* _Problem to solve_: Extract the whole listing as it stands. Do not include the pictures.
** BEGIN Data excerpt **
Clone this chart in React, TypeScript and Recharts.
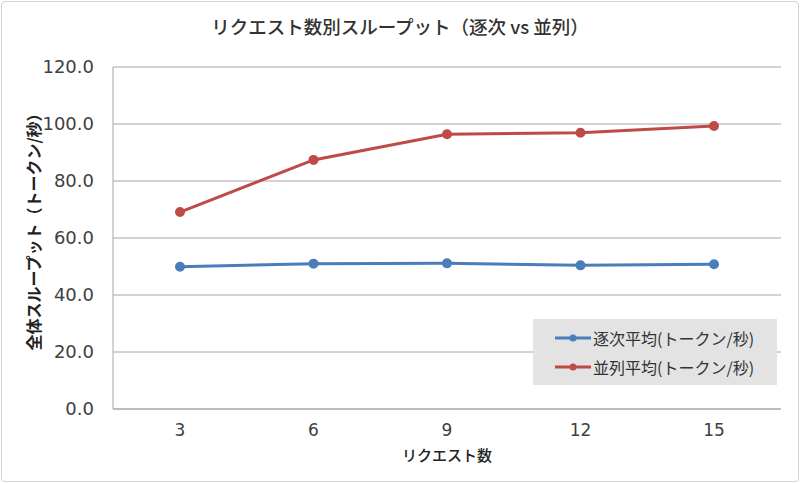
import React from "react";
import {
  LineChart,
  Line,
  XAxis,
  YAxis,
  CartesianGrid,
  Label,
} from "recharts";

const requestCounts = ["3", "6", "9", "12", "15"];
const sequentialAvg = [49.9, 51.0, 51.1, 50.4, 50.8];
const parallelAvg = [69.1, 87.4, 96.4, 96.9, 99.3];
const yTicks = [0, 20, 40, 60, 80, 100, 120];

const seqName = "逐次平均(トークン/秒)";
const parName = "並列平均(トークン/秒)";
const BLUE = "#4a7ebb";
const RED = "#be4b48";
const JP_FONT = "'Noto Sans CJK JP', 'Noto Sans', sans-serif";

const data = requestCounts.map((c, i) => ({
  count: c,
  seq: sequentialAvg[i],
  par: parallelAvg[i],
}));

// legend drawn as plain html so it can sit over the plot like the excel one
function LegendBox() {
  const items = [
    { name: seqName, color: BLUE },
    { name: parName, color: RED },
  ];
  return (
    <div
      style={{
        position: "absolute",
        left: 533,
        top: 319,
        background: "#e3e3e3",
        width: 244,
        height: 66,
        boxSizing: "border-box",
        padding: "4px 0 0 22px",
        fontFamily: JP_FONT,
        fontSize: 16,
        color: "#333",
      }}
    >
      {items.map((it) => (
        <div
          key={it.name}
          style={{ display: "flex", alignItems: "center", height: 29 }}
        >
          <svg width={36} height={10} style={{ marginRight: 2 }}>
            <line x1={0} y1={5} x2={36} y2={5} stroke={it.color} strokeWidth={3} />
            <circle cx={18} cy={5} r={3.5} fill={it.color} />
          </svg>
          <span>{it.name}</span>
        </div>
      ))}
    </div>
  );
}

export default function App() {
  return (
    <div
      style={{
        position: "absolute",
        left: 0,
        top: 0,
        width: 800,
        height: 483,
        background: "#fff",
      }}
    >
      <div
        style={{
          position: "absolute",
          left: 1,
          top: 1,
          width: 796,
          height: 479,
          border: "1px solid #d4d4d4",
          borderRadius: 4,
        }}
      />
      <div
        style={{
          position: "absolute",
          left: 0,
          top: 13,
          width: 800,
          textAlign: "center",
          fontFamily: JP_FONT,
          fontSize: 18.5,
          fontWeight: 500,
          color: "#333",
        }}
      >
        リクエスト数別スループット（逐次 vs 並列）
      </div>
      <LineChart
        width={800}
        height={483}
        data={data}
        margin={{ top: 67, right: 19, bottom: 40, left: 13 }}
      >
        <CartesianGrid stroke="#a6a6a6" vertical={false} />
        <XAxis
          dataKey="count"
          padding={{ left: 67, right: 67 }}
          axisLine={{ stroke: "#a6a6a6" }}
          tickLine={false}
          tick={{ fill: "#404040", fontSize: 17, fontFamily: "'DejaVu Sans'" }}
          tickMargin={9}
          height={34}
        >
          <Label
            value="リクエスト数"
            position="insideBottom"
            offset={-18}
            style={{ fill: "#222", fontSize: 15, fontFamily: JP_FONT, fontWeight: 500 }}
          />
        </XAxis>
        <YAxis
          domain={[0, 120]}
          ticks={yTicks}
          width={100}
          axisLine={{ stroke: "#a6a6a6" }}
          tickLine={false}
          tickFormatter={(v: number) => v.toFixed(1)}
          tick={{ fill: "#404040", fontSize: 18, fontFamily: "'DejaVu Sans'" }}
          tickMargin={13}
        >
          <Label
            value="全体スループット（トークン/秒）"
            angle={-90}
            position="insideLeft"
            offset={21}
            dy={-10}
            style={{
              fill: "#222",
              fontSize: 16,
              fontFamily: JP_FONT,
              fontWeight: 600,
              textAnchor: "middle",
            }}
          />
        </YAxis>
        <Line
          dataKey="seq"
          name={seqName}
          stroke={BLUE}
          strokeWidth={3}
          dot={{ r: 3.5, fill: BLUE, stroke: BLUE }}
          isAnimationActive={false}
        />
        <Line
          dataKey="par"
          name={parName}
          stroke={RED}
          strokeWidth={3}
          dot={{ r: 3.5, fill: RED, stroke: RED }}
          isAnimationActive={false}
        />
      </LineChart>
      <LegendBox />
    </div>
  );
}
** END Data excerpt **
* _Finished answer_:
Clone this chart in React, TypeScript and Recharts.
import React from "react";
import {
  LineChart,
  Line,
  XAxis,
  YAxis,
  CartesianGrid,
  Label,
} from "recharts";

const requestCounts = ["3", "6", "9", "12", "15"];
const sequentialAvg = [49.9, 51.0, 51.1, 50.4, 50.8];
const parallelAvg = [69.1, 87.4, 96.4, 96.9, 99.3];
const yTicks = [0, 20, 40, 60, 80, 100, 120];

const seqName = "逐次平均(トークン/秒)";
const parName = "並列平均(トークン/秒)";
const BLUE = "#4a7ebb";
const RED = "#be4b48";
const JP_FONT = "'Noto Sans CJK JP', 'Noto Sans', sans-serif";

const data = requestCounts.map((c, i) => ({
  count: c,
  seq: sequentialAvg[i],
  par: parallelAvg[i],
}));

// legend drawn as plain html so it can sit over the plot like the excel one
function LegendBox() {
  const items = [
    { name: seqName, color: BLUE },
    { name: parName, color: RED },
  ];
  return (
    <div
      style={{
        position: "absolute",
        left: 533,
        top: 319,
        background: "#e3e3e3",
        width: 244,
        height: 66,
        boxSizing: "border-box",
        padding: "4px 0 0 22px",
        fontFamily: JP_FONT,
        fontSize: 16,
        color: "#333",
      }}
    >
      {items.map((it) => (
        <div
          key={it.name}
          style={{ display: "flex", alignItems: "center", height: 29 }}
        >
          <svg width={36} height={10} style={{ marginRight: 2 }}>
            <line x1={0} y1={5} x2={36} y2={5} stroke={it.color} strokeWidth={3} />
            <circle cx={18} cy={5} r={3.5} fill={it.color} />
          </svg>
          <span>{it.name}</span>
        </div>
      ))}
    </div>
  );
}

export default function App() {
  return (
    <div
      style={{
        position: "absolute",
        left: 0,
        top: 0,
        width: 800,
        height: 483,
        background: "#fff",
      }}
    >
      <div
        style={{
          position: "absolute",
          left: 1,
          top: 1,
          width: 796,
          height: 479,
          border: "1px solid #d4d4d4",
          borderRadius: 4,
        }}
      />
      <div
        style={{
          position: "absolute",
          left: 0,
          top: 13,
          width: 800,
          textAlign: "center",
          fontFamily: JP_FONT,
          fontSize: 18.5,
          fontWeight: 500,
          color: "#333",
        }}
      >
        リクエスト数別スループット（逐次 vs 並列）
      </div>
      <LineChart
        width={800}
        height={483}
        data={data}
        margin={{ top: 67, right: 19, bottom: 40, left: 13 }}
      >
        <CartesianGrid stroke="#a6a6a6" vertical={false} />
        <XAxis
          dataKey="count"
          padding={{ left: 67, right: 67 }}
          axisLine={{ stroke: "#a6a6a6" }}
          tickLine={false}
          tick={{ fill: "#404040", fontSize: 17, fontFamily: "'DejaVu Sans'" }}
          tickMargin={9}
          height={34}
        >
          <Label
            value="リクエスト数"
            position="insideBottom"
            offset={-18}
            style={{ fill: "#222", fontSize: 15, fontFamily: JP_FONT, fontWeight: 500 }}
          />
        </XAxis>
        <YAxis
          domain={[0, 120]}
          ticks={yTicks}
          width={100}
          axisLine={{ stroke: "#a6a6a6" }}
          tickLine={false}
          tickFormatter={(v: number) => v.toFixed(1)}
          tick={{ fill: "#404040", fontSize: 18, fontFamily: "'DejaVu Sans'" }}
          tickMargin={13}
        >
          <Label
            value="全体スループット（トークン/秒）"
            angle={-90}
            position="insideLeft"
            offset={21}
            dy={-10}
            style={{
              fill: "#222",
              fontSize: 16,
              fontFamily: JP_FONT,
              fontWeight: 600,
              textAnchor: "middle",
            }}
          />
        </YAxis>
        <Line
          dataKey="seq"
          name={seqName}
          stroke={BLUE}
          strokeWidth={3}
          dot={{ r: 3.5, fill: BLUE, stroke: BLUE }}
          isAnimationActive={false}
        />
        <Line
          dataKey="par"
          name={parName}
          stroke={RED}
          strokeWidth={3}
          dot={{ r: 3.5, fill: RED, stroke: RED }}
          isAnimationActive={false}
        />
      </LineChart>
      <LegendBox />
    </div>
  );
}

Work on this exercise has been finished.